*Given problem*. Retype, with no alterations, every line between the one containing "Recreate this image" and the one containing "import seaborn as sns", counting both of those lines too. Pictures are to be left out.

— BEGIN Listed records —

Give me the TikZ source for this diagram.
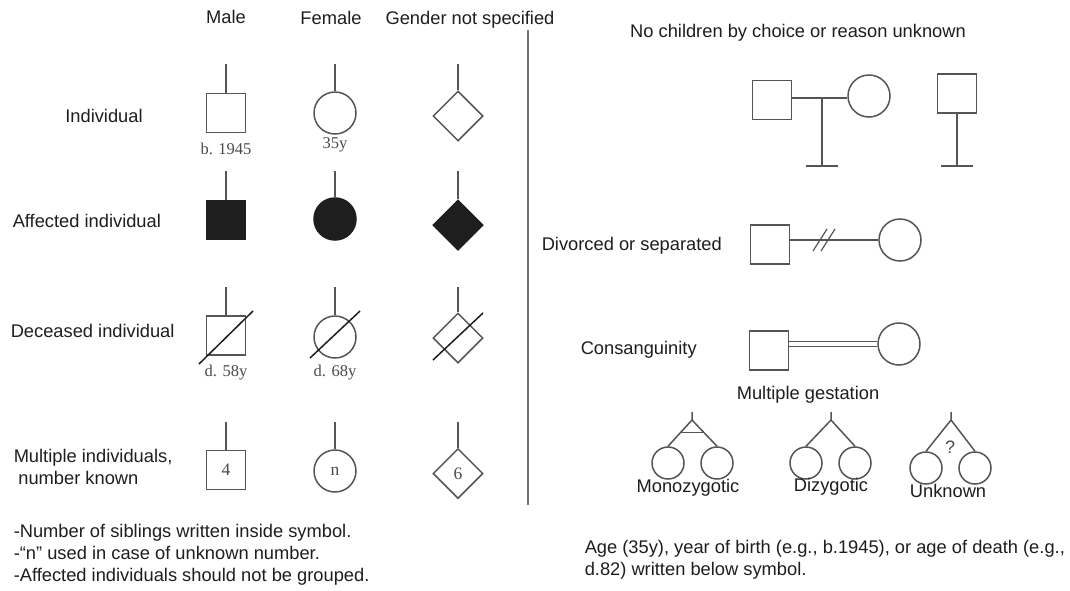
\documentclass[tikz,border=0pt]{standalone}
\usepackage{fontspec}
\setmainfont{Liberation Sans}
\newfontfamily\numfont{Liberation Serif}
\usetikzlibrary{shapes.geometric,calc}
\definecolor{ink}{HTML}{1E1E1E}
\definecolor{symgray}{HTML}{555555}
\definecolor{lblgray}{HTML}{4A4A4A}
\definecolor{rulegray}{HTML}{747474}
\begin{document}
\begin{tikzpicture}
        [x=1pt, y=-1pt, line width=1.5pt,
         txt/.style={text=ink, font=\fontsize{18.3}{22}\selectfont, inner sep=0pt},
         lbl/.style={text=lblgray, font=\numfont\fontsize{16.5}{17}\selectfont, inner sep=0pt},
         num/.style={text=lblgray, font=\numfont\fontsize{17.5}{18}\selectfont, inner sep=0pt},
         sq/.style={draw=symgray, rectangle, minimum size=39pt, inner sep=0pt},
         ci/.style={draw=symgray, circle, minimum size=42pt, inner sep=0pt},
         di/.style={draw=symgray, diamond, minimum size=50pt, inner sep=0pt},
         tw/.style={draw=symgray, circle, minimum size=32pt, inner sep=0pt},
         aff/.style={fill=ink, draw=ink},
         ln/.style={draw=symgray},
         dead/.style={draw=ink}]
        \fill [white] (0,0) rectangle (1070,590);
        % column heads
        \node [txt] (hm) at (226,17) {Male};
        \node [txt] (hf) at (331,18) {Female};
        \node [txt] (hg) at (470,20) {Gender not specified};
        % row heads
        \node [txt] (ri) at (104,116) {Individual};
        \node [txt, anchor=west] (ra) at (12,221) {Affected individual};
        \node [txt, anchor=west] (rd) at (10,331) {Deceased individual};
        \node [txt, anchor=west, align=left] (rm) at (13,467) {Multiple individuals,\\\hspace*{0.25em}number known};
        % individual
        \coordinate (t1m) at (226,64); \coordinate (t1f) at (335,64); \coordinate (t1g) at (458,64);
        \node [sq] (m1) at (226,113) {};
        \node [ci] (f1) at (335,113) {};
        \node [di] (g1) at (458,116) {};
        \draw [ln] (t1m) -- (m1); \draw [ln] (t1f) -- (f1); \draw [ln] (t1g) -- (g1);
        \node [lbl] (b1) at (226,149) {b. 1945};
        \node [lbl] (a1) at (335,145) {35y};
        % affected
        \coordinate (t2m) at (226,171); \coordinate (t2f) at (335,171); \coordinate (t2g) at (458,171);
        \node [sq, aff] (m2) at (226,220) {};
        \node [ci, aff] (f2) at (335,219) {};
        \node [di, aff] (g2) at (458,225) {};
        \draw [ln] (t2m) -- (m2); \draw [ln] (t2f) -- (f2); \draw [ln] (t2g) -- (g2);
        % deceased
        \coordinate (t3m) at (226,287); \coordinate (t3f) at (335,287); \coordinate (t3g) at (458,287);
        \node [sq] (m3) at (226,335.5) {};
        \node [ci] (f3) at (335,337) {};
        \node [di] (g3) at (458,338) {};
        \draw [ln] (t3m) -- (m3); \draw [ln] (t3f) -- (f3); \draw [ln] (t3g) -- (g3);
        \draw [dead] (m3) ++(-27,28.5) -- ++(54,-53);
        \draw [dead] (f3) ++(-25,21) -- ++(50,-47);
        \draw [dead] (g3) ++(-25,22) -- ++(50,-47);
        \node [lbl] (d3m) at (226,373) {d. 58y};
        \node [lbl] (d3f) at (335,373) {d. 68y};
        % multiple
        \coordinate (t4m) at (226,422); \coordinate (t4f) at (335,422); \coordinate (t4g) at (458,422);
        \node [sq, num] (m4) at (226,470) {4};
        \node [ci, num] (f4) at (335,471) {n};
        \node [di, num] (g4) at (458,473.5) {6};
        \draw [ln] (t4m) -- (m4); \draw [ln] (t4f) -- (f4); \draw [ln] (t4g) -- (g4);
        \node [txt, anchor=west, align=left] (nt) at (13,555) {-Number of siblings written inside symbol.\\-“n” used in case of unknown number.\\-Affected individuals should not be grouped.};
        % divider
        \draw [rulegray, line width=2pt] (528,30) -- (528,505);
        % no children
        \node [txt] (hn) at (798,33) {No children by choice or reason unknown};
        \coordinate (ncj) at (822,98); \coordinate (nce) at (822,166);
        \node [sq] (ncm) at (772,100) {};
        \node [ci] (ncf) at (869,96) {};
        \draw [ln] (ncm.east |- ncj) -- (ncf.west |- ncj);
        \draw [ln] (ncj) -- (nce);
        \draw [ln] (nce) ++(-16,0) -- ++(32,0);
        \node [sq] (nsm) at (957,93.5) {};
        \coordinate (nse) at (957,166);
        \draw [ln] (nsm) -- (nse);
        \draw [ln] (nse) ++(-16,0) -- ++(32,0);
        % divorced
        \node [txt, anchor=west] (hd) at (541,246) {Divorced or separated};
        \node [sq] (dvm) at (770,244.5) {};
        \node [ci] (dvf) at (900,240) {};
        \draw [ln] (dvm.east |- dvf) -- (dvf.west);
        \coordinate (dvs) at (824,240);
        \draw [ln, line width=1.2pt] (dvs) ++(-11,11) -- ++(14,-22);
        \draw [ln, line width=1.2pt] (dvs) ++(-3,11) -- ++(14,-22);
        % consanguinity
        \node [txt, anchor=west] (hc) at (580,350) {Consanguinity};
        \node [sq] (csm) at (769,350.5) {};
        \node [ci] (csf) at (899,344) {};
        \draw [ln, line width=1.2pt, double=white, double distance=3.4pt] (csm.east |- csf) -- (csf.west);
        % multiple gestation
        \node [txt] (hmg) at (808,395) {Multiple gestation};
        \coordinate (mzt) at (692,412); \coordinate (mza) at (692,420);
        \node [tw] (mzl) at (668,463) {};
        \node [tw] (mzr) at (717,463) {};
        \draw [ln] (mzt) -- (mza) -- (mzl.north);
        \draw [ln] (mza) -- (mzr.north);
        \draw [ln] ($(mza)!0.48!(mzl.north)$) -- ($(mza)!0.48!(mzr.north)$);
        \node [txt] (mzn) at (688,488) {Monozygotic};
        \coordinate (dzt) at (831,412); \coordinate (dza) at (831,420);
        \node [tw] (dzl) at (806,463) {};
        \node [tw] (dzr) at (855,463) {};
        \draw [ln] (dzt) -- (dza) -- (dzl.north);
        \draw [ln] (dza) -- (dzr.north);
        \node [txt] (dzn) at (831,487) {Dizygotic};
        \coordinate (unt) at (951,412); \coordinate (una) at (951,420);
        \node [tw] (unl) at (926,468) {};
        \node [tw] (unr) at (975,468) {};
        \draw [ln] (unt) -- (una) -- (unl.north);
        \draw [ln] (una) -- (unr.north);
        \node [txt, text=lblgray, font=\fontsize{18}{18}\selectfont] (unq) at (950,447) {?};
        \node [txt] (unn) at (948,491) {Unknown};
        % note
        \node [txt, anchor=west, align=left] (ag) at (584,559.5) {Age (35y), year of birth (e.g., b.1945), or age of death (e.g.,\\d.82) written below symbol.};
\end{tikzpicture}
\end{document}
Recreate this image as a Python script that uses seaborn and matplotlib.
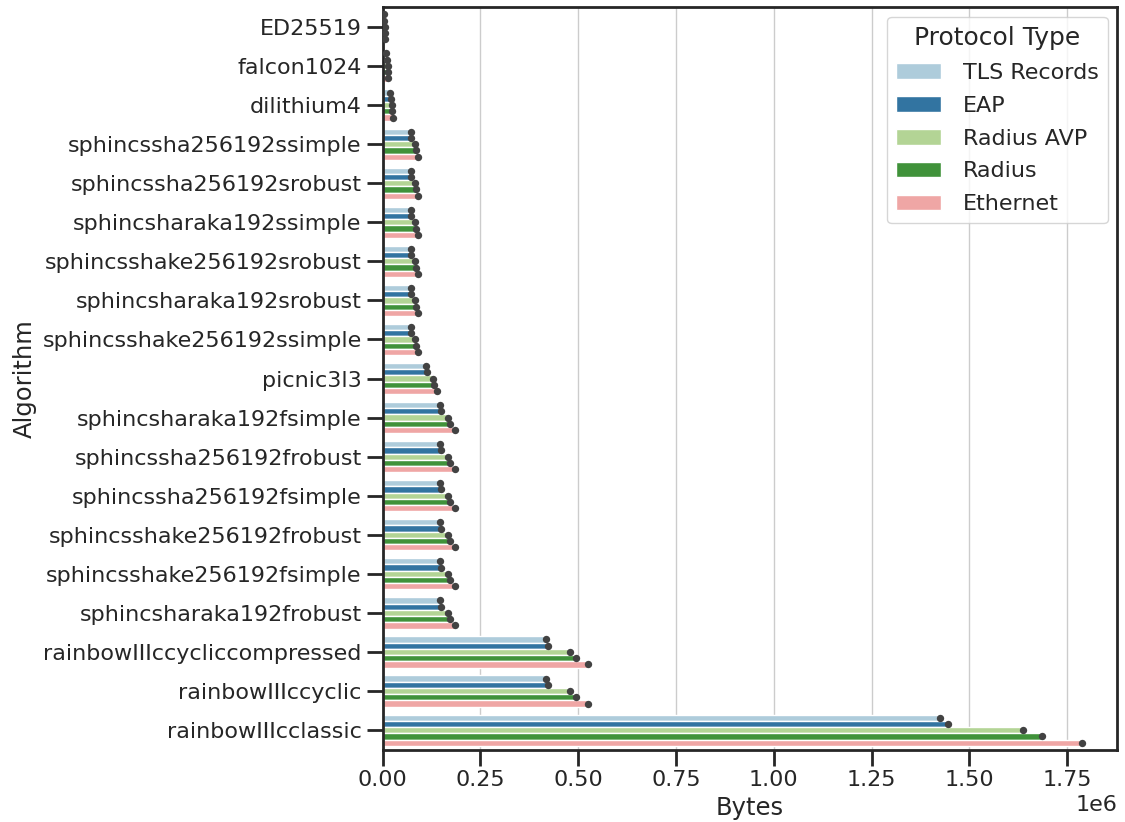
import matplotlib
matplotlib.use("Agg")
import matplotlib.pyplot as plt
import pandas as pd
import seaborn as sns

algorithms = [
    "ED25519", "falcon1024", "dilithium4",
    "sphincssha256192ssimple", "sphincssha256192srobust",
    "sphincsharaka192ssimple", "sphincsshake256192srobust",
    "sphincsharaka192srobust", "sphincsshake256192ssimple",
    "picnic3l3",
    "sphincsharaka192fsimple", "sphincssha256192frobust",
    "sphincssha256192fsimple", "sphincsshake256192frobust",
    "sphincsshake256192fsimple", "sphincsharaka192frobust",
    "rainbowIIIccycliccompressed", "rainbowIIIccyclic", "rainbowIIIcclassic",
]

protocols = ["TLS Records", "EAP", "Radius AVP", "Radius", "Ethernet"]

tls_records = [4500, 10200, 20400,
               72000, 72000, 72000, 72000, 72000, 72000,
               111000,
               146000, 146000, 146000, 146000, 146000, 146000,
               418000, 418000, 1426000]
eap = [4600, 11000, 21000,
       73200, 73200, 73200, 73200, 73200, 73200,
       112800,
       148500, 148500, 148500, 148500, 148500, 148500,
       424000, 424000, 1445000]
radius_avp = [5300, 12800, 23600,
              83000, 83000, 83000, 83000, 83000, 83000,
              127800,
              167800, 167800, 167800, 167800, 167800, 167800,
              480000, 480000, 1637000]
radius = [5600, 13400, 24800,
          85600, 85600, 85600, 85600, 85600, 85600,
          132000,
          173500, 173500, 173500, 173500, 173500, 173500,
          495000, 495000, 1686000]
ethernet = [6300, 14400, 26200,
            91000, 91000, 91000, 91000, 91000, 91000,
            139500,
            184500, 184500, 184500, 184500, 184500, 184500,
            525000, 525000, 1788000]

series = dict(zip(protocols, [tls_records, eap, radius_avp, radius, ethernet]))
rows = []
for proto, values in series.items():
    for alg, v in zip(algorithms, values):
        rows.append({"Algorithm": alg, "Protocol Type": proto, "Bytes": v})
df = pd.DataFrame(rows)

sns.set_theme(style="ticks", context="notebook", font_scale=1.5,
              rc={"axes.grid": True,
                  "xtick.labelsize": 16, "ytick.labelsize": 16,
                  "axes.labelsize": 17.5,
                  "xtick.major.size": 11.5, "ytick.major.size": 11.5,
                  "xtick.major.width": 2, "ytick.major.width": 2,
                  "axes.linewidth": 2})

fig, ax = plt.subplots(figsize=(11.25, 8.22), dpi=100)
sns.barplot(
    data=df, x="Bytes", y="Algorithm", hue="Protocol Type",
    order=algorithms, hue_order=protocols, palette="Paired",
    errorbar=None, ax=ax,
)
# dark end markers on each bar
sns.stripplot(
    data=df, x="Bytes", y="Algorithm", hue="Protocol Type",
    order=algorithms, hue_order=protocols,
    palette=[".26"] * len(protocols), dodge=True, jitter=False,
    size=5.3, linewidth=0, legend=False, ax=ax, zorder=3,
)
ax.yaxis.grid(False)
ax.legend(title="Protocol Type", loc="upper right", labelspacing=0.58,
          fontsize=16, handletextpad=1.0, borderaxespad=0.43)
fig.subplots_adjust(left=0.34, right=0.993, top=0.991, bottom=0.088)
fig.savefig("out.png", dpi=100)
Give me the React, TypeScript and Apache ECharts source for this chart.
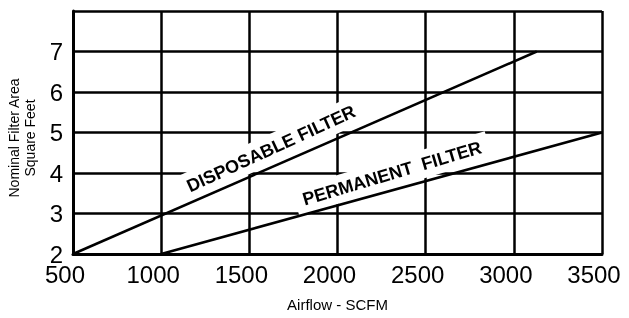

— END Listed records —

*Complete output*.
Recreate this image as a Python script that uses seaborn and matplotlib.
import matplotlib
matplotlib.use("Agg")
import matplotlib.pyplot as plt
import pandas as pd
import seaborn as sns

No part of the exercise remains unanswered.